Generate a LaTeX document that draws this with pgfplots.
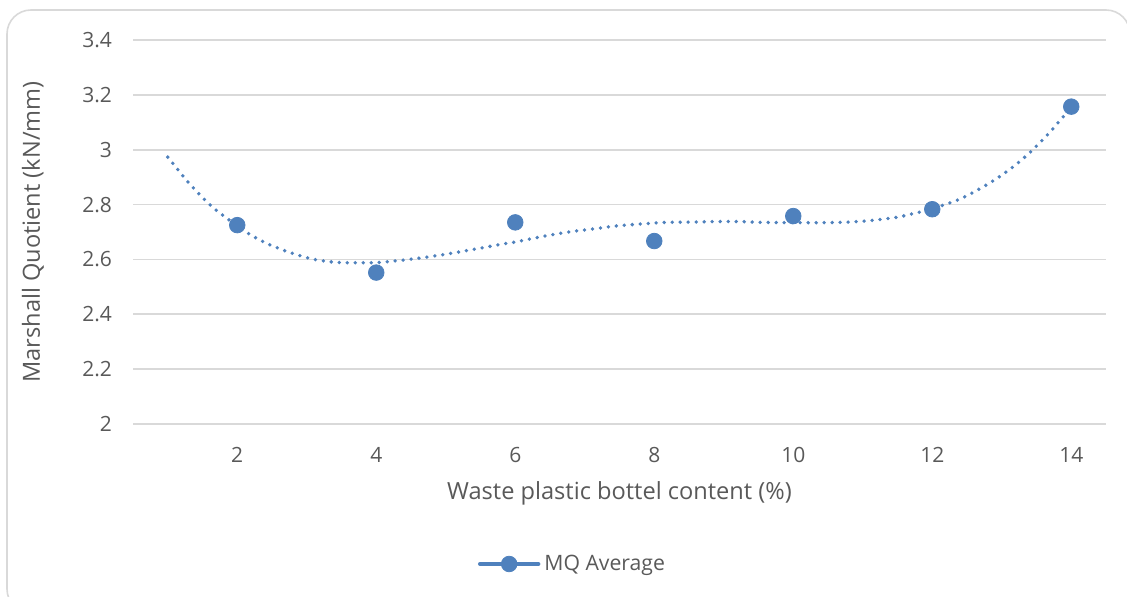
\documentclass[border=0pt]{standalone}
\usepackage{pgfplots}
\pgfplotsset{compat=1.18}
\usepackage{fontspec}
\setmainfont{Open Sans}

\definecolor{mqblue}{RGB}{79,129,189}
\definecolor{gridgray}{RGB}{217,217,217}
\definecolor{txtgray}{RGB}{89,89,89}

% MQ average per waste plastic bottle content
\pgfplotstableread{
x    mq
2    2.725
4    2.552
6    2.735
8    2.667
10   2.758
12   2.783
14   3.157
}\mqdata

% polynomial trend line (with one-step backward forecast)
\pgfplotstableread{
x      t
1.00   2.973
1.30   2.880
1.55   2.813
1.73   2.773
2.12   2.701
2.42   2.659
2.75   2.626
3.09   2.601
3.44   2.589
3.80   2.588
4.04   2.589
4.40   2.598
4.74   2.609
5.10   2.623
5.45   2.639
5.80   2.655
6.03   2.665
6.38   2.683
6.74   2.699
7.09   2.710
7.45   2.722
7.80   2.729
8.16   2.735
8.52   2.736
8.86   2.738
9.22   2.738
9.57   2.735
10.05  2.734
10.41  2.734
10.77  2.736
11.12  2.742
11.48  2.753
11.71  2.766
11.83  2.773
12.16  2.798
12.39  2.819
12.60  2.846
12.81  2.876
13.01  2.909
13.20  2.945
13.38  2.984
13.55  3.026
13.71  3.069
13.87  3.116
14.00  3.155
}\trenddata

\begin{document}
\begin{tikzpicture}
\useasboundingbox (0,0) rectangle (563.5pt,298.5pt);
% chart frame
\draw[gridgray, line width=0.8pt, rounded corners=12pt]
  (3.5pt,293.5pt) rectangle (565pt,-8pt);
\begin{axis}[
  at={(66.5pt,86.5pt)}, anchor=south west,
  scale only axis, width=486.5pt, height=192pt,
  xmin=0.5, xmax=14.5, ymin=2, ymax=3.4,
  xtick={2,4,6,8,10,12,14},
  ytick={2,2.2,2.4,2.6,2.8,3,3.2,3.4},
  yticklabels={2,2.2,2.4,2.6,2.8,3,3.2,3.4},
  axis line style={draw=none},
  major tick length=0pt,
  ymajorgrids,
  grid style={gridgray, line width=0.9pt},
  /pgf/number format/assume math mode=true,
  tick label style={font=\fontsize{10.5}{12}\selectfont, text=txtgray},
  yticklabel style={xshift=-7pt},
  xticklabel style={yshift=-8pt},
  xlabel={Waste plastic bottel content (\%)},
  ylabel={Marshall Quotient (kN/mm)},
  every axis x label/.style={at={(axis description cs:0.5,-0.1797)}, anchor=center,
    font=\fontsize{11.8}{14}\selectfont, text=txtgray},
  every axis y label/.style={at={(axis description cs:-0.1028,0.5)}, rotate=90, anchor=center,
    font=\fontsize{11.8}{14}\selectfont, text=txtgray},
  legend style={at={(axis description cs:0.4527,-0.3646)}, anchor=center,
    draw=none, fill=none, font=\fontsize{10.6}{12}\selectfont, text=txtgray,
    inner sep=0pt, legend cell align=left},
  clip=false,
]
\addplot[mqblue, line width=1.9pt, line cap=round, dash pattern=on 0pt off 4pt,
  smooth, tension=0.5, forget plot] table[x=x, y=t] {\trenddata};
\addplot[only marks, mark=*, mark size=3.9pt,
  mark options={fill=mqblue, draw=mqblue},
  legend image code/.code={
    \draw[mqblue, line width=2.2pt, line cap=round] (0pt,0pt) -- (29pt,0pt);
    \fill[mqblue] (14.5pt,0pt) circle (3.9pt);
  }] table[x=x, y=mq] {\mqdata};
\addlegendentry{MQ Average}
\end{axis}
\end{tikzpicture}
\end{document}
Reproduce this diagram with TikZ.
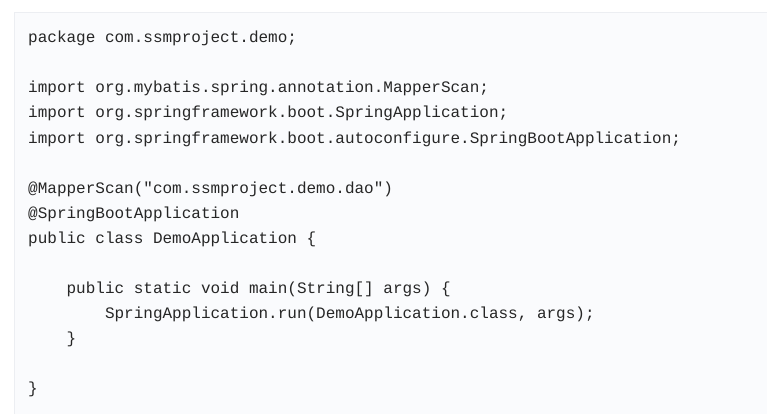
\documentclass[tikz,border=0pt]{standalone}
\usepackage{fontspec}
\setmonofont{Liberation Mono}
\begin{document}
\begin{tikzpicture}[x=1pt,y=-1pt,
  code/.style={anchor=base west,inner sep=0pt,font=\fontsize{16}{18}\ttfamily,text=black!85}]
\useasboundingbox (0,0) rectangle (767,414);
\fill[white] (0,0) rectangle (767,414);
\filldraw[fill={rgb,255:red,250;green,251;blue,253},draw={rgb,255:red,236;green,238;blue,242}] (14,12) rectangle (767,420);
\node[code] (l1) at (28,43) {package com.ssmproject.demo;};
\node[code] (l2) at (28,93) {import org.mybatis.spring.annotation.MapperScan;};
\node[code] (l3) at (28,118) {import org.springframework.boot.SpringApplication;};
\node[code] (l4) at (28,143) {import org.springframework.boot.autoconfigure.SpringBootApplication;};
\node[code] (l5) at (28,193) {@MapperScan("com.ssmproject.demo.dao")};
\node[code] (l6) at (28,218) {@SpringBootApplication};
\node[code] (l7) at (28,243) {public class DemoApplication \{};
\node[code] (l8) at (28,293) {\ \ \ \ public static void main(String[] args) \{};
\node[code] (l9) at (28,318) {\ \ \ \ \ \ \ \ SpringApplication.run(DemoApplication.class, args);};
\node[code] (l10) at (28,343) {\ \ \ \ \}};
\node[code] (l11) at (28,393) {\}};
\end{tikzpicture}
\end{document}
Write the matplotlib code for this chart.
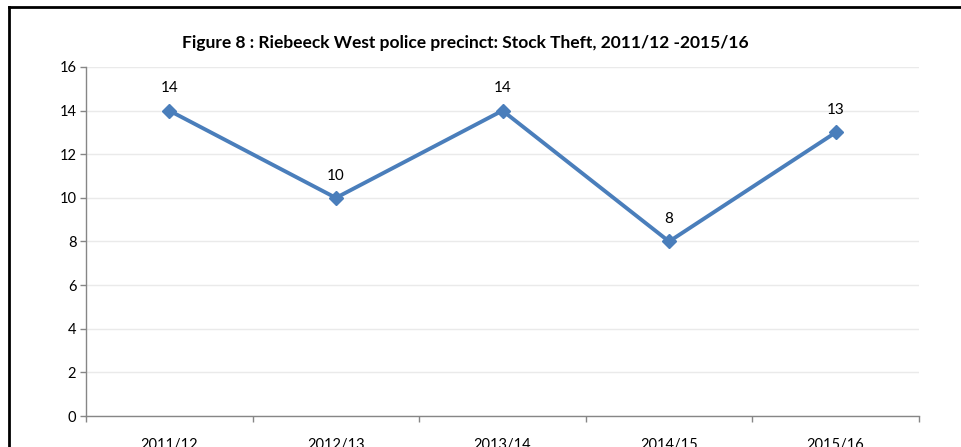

▶ [WHAT YOU WILL DO]: Write the entries above out again exactly, but not the pictures.

▶ [FULL OUTPUT]:
Generate a LaTeX document that draws this with pgfplots.
\documentclass[border=0pt]{standalone}
\usepackage{pgfplots}
\pgfplotsset{compat=1.18}
\usepackage{fontspec}
\setmainfont{Open Sans}

\definecolor{mqblue}{RGB}{79,129,189}
\definecolor{gridgray}{RGB}{217,217,217}
\definecolor{txtgray}{RGB}{89,89,89}

% MQ average per waste plastic bottle content
\pgfplotstableread{
x    mq
2    2.725
4    2.552
6    2.735
8    2.667
10   2.758
12   2.783
14   3.157
}\mqdata

% polynomial trend line (with one-step backward forecast)
\pgfplotstableread{
x      t
1.00   2.973
1.30   2.880
1.55   2.813
1.73   2.773
2.12   2.701
2.42   2.659
2.75   2.626
3.09   2.601
3.44   2.589
3.80   2.588
4.04   2.589
4.40   2.598
4.74   2.609
5.10   2.623
5.45   2.639
5.80   2.655
6.03   2.665
6.38   2.683
6.74   2.699
7.09   2.710
7.45   2.722
7.80   2.729
8.16   2.735
8.52   2.736
8.86   2.738
9.22   2.738
9.57   2.735
10.05  2.734
10.41  2.734
10.77  2.736
11.12  2.742
11.48  2.753
11.71  2.766
11.83  2.773
12.16  2.798
12.39  2.819
12.60  2.846
12.81  2.876
13.01  2.909
13.20  2.945
13.38  2.984
13.55  3.026
13.71  3.069
13.87  3.116
14.00  3.155
}\trenddata

\begin{document}
\begin{tikzpicture}
\useasboundingbox (0,0) rectangle (563.5pt,298.5pt);
% chart frame
\draw[gridgray, line width=0.8pt, rounded corners=12pt]
  (3.5pt,293.5pt) rectangle (565pt,-8pt);
\begin{axis}[
  at={(66.5pt,86.5pt)}, anchor=south west,
  scale only axis, width=486.5pt, height=192pt,
  xmin=0.5, xmax=14.5, ymin=2, ymax=3.4,
  xtick={2,4,6,8,10,12,14},
  ytick={2,2.2,2.4,2.6,2.8,3,3.2,3.4},
  yticklabels={2,2.2,2.4,2.6,2.8,3,3.2,3.4},
  axis line style={draw=none},
  major tick length=0pt,
  ymajorgrids,
  grid style={gridgray, line width=0.9pt},
  /pgf/number format/assume math mode=true,
  tick label style={font=\fontsize{10.5}{12}\selectfont, text=txtgray},
  yticklabel style={xshift=-7pt},
  xticklabel style={yshift=-8pt},
  xlabel={Waste plastic bottel content (\%)},
  ylabel={Marshall Quotient (kN/mm)},
  every axis x label/.style={at={(axis description cs:0.5,-0.1797)}, anchor=center,
    font=\fontsize{11.8}{14}\selectfont, text=txtgray},
  every axis y label/.style={at={(axis description cs:-0.1028,0.5)}, rotate=90, anchor=center,
    font=\fontsize{11.8}{14}\selectfont, text=txtgray},
  legend style={at={(axis description cs:0.4527,-0.3646)}, anchor=center,
    draw=none, fill=none, font=\fontsize{10.6}{12}\selectfont, text=txtgray,
    inner sep=0pt, legend cell align=left},
  clip=false,
]
\addplot[mqblue, line width=1.9pt, line cap=round, dash pattern=on 0pt off 4pt,
  smooth, tension=0.5, forget plot] table[x=x, y=t] {\trenddata};
\addplot[only marks, mark=*, mark size=3.9pt,
  mark options={fill=mqblue, draw=mqblue},
  legend image code/.code={
    \draw[mqblue, line width=2.2pt, line cap=round] (0pt,0pt) -- (29pt,0pt);
    \fill[mqblue] (14.5pt,0pt) circle (3.9pt);
  }] table[x=x, y=mq] {\mqdata};
\addlegendentry{MQ Average}
\end{axis}
\end{tikzpicture}
\end{document}
Reproduce this diagram with TikZ.
\documentclass[tikz,border=0pt]{standalone}
\usepackage{fontspec}
\setmonofont{Liberation Mono}
\begin{document}
\begin{tikzpicture}[x=1pt,y=-1pt,
  code/.style={anchor=base west,inner sep=0pt,font=\fontsize{16}{18}\ttfamily,text=black!85}]
\useasboundingbox (0,0) rectangle (767,414);
\fill[white] (0,0) rectangle (767,414);
\filldraw[fill={rgb,255:red,250;green,251;blue,253},draw={rgb,255:red,236;green,238;blue,242}] (14,12) rectangle (767,420);
\node[code] (l1) at (28,43) {package com.ssmproject.demo;};
\node[code] (l2) at (28,93) {import org.mybatis.spring.annotation.MapperScan;};
\node[code] (l3) at (28,118) {import org.springframework.boot.SpringApplication;};
\node[code] (l4) at (28,143) {import org.springframework.boot.autoconfigure.SpringBootApplication;};
\node[code] (l5) at (28,193) {@MapperScan("com.ssmproject.demo.dao")};
\node[code] (l6) at (28,218) {@SpringBootApplication};
\node[code] (l7) at (28,243) {public class DemoApplication \{};
\node[code] (l8) at (28,293) {\ \ \ \ public static void main(String[] args) \{};
\node[code] (l9) at (28,318) {\ \ \ \ \ \ \ \ SpringApplication.run(DemoApplication.class, args);};
\node[code] (l10) at (28,343) {\ \ \ \ \}};
\node[code] (l11) at (28,393) {\}};
\end{tikzpicture}
\end{document}
Write the matplotlib code for this chart.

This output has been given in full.